** Begin Data lines **
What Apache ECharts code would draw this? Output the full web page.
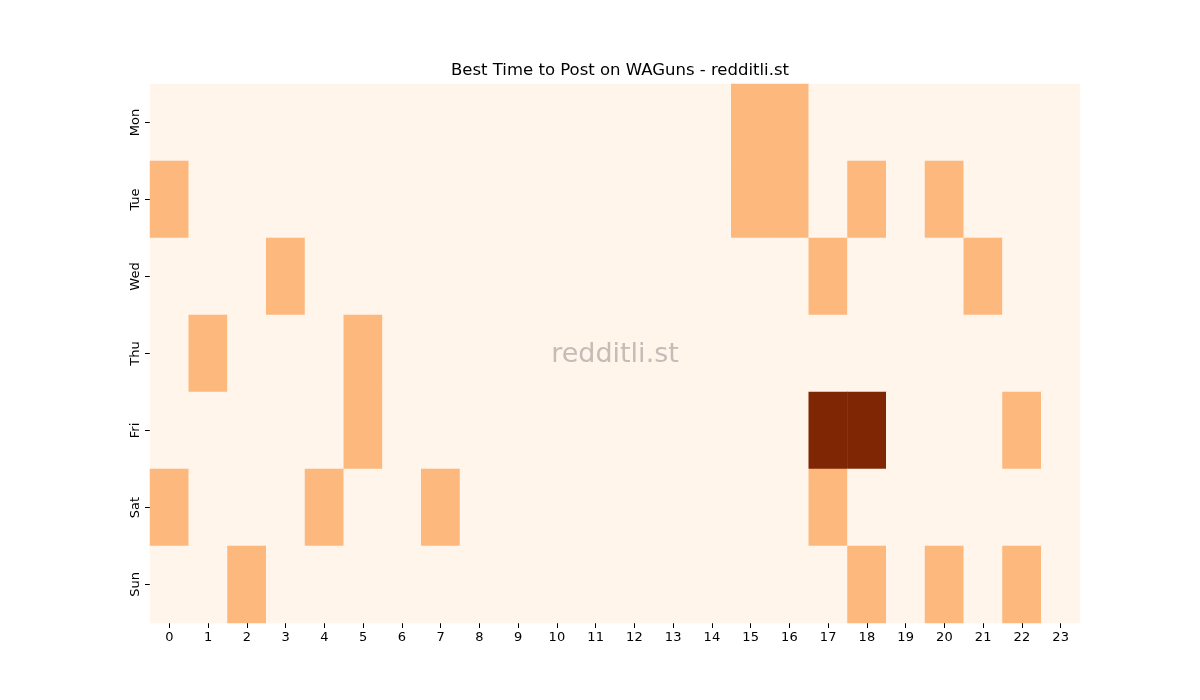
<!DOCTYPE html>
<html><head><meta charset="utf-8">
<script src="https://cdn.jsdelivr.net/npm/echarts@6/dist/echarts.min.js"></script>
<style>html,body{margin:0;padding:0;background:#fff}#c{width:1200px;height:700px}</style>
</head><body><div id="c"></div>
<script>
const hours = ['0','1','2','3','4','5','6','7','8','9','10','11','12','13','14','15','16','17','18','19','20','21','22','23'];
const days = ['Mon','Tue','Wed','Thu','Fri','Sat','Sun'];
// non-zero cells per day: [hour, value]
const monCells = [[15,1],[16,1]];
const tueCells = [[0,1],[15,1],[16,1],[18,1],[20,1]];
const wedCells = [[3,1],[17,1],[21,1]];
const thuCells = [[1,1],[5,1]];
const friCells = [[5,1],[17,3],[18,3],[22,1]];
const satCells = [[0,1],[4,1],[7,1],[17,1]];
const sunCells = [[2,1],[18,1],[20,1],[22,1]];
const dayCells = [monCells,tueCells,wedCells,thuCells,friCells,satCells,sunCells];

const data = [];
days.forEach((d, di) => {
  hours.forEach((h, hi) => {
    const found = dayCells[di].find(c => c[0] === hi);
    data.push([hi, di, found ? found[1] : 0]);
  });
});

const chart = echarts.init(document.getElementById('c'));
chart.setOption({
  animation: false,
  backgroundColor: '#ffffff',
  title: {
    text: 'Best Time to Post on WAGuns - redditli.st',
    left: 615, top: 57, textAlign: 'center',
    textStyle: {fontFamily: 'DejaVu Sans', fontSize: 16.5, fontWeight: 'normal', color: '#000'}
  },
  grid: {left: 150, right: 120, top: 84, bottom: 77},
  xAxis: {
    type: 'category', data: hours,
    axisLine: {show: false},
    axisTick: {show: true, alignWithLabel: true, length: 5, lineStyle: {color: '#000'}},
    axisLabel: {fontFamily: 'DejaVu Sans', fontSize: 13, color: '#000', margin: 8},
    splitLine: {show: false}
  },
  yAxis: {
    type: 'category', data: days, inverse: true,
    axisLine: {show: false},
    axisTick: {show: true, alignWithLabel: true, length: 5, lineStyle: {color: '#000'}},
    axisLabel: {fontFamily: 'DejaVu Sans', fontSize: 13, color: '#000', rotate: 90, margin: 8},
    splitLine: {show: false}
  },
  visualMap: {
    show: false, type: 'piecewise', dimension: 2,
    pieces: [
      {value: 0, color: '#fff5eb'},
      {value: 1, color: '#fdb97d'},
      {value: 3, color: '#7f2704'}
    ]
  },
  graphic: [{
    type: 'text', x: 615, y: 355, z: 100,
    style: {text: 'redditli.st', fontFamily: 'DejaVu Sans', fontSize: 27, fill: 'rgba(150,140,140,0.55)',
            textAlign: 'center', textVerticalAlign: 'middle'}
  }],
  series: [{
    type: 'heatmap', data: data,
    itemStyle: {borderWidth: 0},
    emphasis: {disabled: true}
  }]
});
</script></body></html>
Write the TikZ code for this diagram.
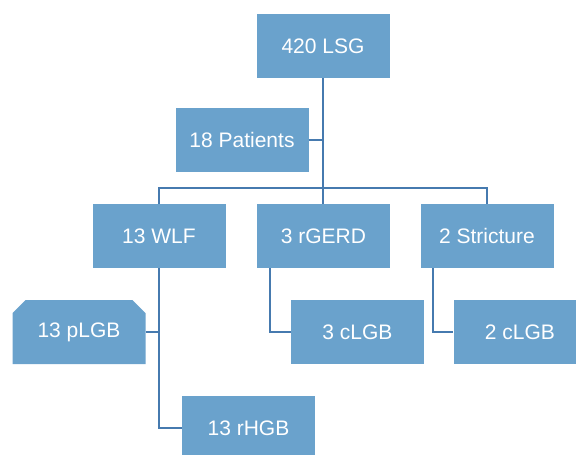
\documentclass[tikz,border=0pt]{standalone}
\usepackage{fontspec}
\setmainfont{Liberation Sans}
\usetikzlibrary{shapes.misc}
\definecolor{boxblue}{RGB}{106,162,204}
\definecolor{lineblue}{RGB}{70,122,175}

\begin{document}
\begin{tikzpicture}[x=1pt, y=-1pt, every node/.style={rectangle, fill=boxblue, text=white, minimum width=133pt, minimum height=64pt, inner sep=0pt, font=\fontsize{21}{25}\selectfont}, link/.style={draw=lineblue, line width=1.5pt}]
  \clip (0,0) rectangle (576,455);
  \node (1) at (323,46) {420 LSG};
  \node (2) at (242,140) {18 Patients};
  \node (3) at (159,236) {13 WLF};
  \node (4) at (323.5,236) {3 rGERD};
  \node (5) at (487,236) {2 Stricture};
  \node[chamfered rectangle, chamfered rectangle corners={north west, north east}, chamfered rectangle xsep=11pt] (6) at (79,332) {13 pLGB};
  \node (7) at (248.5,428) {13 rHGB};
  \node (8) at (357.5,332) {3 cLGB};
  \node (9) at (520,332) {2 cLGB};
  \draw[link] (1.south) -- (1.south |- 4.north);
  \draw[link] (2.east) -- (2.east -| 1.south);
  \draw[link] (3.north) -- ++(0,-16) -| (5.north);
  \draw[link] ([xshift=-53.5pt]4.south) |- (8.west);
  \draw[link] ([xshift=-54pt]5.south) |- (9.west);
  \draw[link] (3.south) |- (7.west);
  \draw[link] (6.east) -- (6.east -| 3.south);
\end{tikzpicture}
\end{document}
** End Data lines **
** Begin Data lines **
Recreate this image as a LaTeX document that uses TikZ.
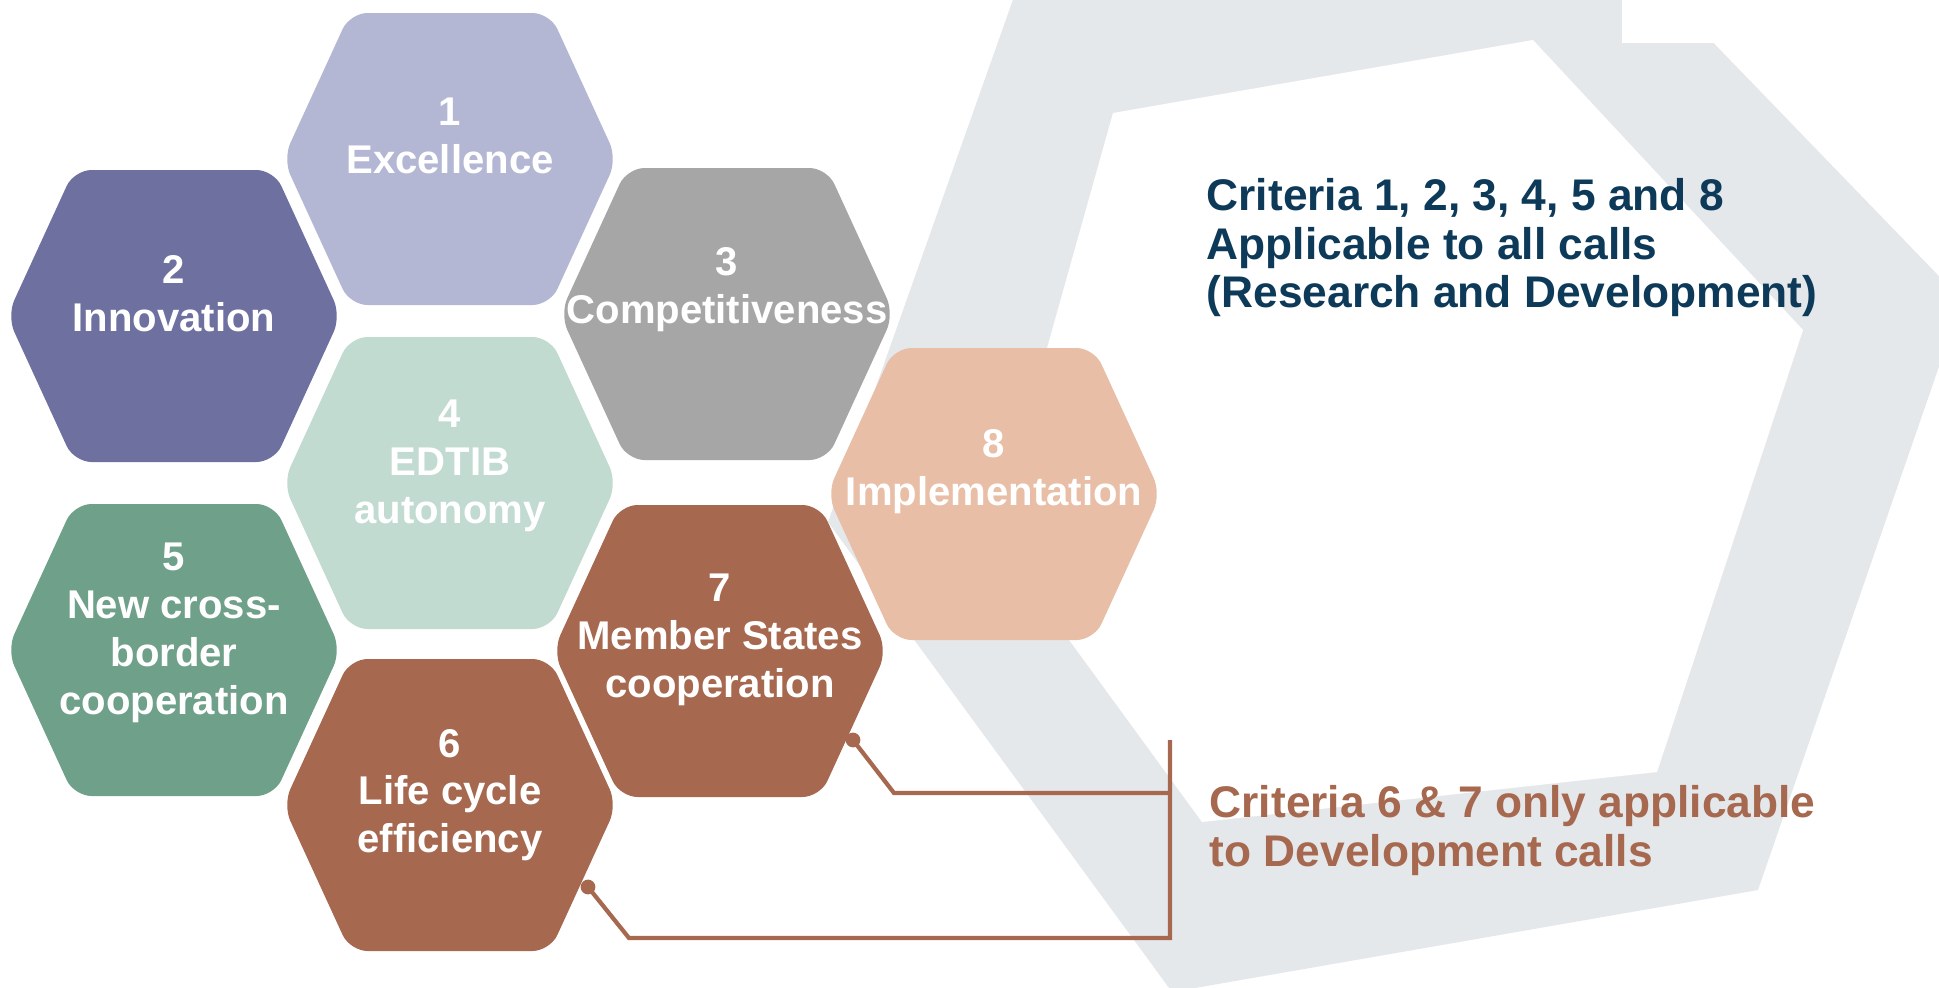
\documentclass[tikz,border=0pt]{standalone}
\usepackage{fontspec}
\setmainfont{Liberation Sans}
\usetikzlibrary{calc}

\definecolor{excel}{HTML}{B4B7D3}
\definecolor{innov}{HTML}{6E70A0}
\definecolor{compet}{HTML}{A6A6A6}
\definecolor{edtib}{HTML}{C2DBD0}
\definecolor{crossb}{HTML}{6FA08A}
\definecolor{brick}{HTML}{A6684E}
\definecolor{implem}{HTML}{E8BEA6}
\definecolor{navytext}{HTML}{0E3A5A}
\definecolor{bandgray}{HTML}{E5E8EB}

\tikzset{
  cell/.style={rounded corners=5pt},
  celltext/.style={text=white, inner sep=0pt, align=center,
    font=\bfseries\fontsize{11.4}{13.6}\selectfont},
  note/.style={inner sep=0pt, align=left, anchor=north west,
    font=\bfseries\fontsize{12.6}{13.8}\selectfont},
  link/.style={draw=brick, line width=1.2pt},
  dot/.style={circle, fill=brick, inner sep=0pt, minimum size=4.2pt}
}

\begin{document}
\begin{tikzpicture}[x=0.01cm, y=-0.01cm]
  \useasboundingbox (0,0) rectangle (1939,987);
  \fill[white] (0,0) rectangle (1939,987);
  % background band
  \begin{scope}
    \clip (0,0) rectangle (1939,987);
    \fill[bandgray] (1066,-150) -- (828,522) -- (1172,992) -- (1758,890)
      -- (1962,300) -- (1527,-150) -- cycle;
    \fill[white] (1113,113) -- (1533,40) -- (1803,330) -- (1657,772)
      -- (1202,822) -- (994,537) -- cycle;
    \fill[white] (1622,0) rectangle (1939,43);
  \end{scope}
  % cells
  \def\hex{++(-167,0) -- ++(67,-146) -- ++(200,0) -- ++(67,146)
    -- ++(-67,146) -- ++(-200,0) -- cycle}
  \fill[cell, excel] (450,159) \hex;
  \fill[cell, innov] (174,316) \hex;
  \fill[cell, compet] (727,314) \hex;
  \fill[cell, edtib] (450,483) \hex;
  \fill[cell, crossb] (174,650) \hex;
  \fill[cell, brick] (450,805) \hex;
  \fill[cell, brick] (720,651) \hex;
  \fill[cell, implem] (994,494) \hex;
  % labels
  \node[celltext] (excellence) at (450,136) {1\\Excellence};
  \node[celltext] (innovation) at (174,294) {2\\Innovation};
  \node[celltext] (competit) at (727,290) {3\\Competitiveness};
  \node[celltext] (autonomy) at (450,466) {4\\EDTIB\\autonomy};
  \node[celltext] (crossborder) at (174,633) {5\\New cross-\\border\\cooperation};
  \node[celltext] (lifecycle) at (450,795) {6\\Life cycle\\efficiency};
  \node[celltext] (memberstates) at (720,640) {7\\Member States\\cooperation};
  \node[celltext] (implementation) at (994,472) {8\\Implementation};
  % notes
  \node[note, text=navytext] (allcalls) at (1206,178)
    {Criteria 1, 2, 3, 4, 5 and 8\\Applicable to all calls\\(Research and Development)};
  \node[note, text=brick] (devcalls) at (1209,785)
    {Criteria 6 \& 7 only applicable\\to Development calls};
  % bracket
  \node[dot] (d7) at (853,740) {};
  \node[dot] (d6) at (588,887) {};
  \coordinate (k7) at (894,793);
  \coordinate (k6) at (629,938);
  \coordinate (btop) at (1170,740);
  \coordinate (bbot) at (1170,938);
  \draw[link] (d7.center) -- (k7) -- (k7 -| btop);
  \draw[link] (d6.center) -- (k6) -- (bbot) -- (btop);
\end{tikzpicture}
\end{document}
** End Data lines **
# Challenge
Copy down every line of the material above that includes the string "code".

# Result
What Apache ECharts code would draw this? Output the full web page.
Write the TikZ code for this diagram.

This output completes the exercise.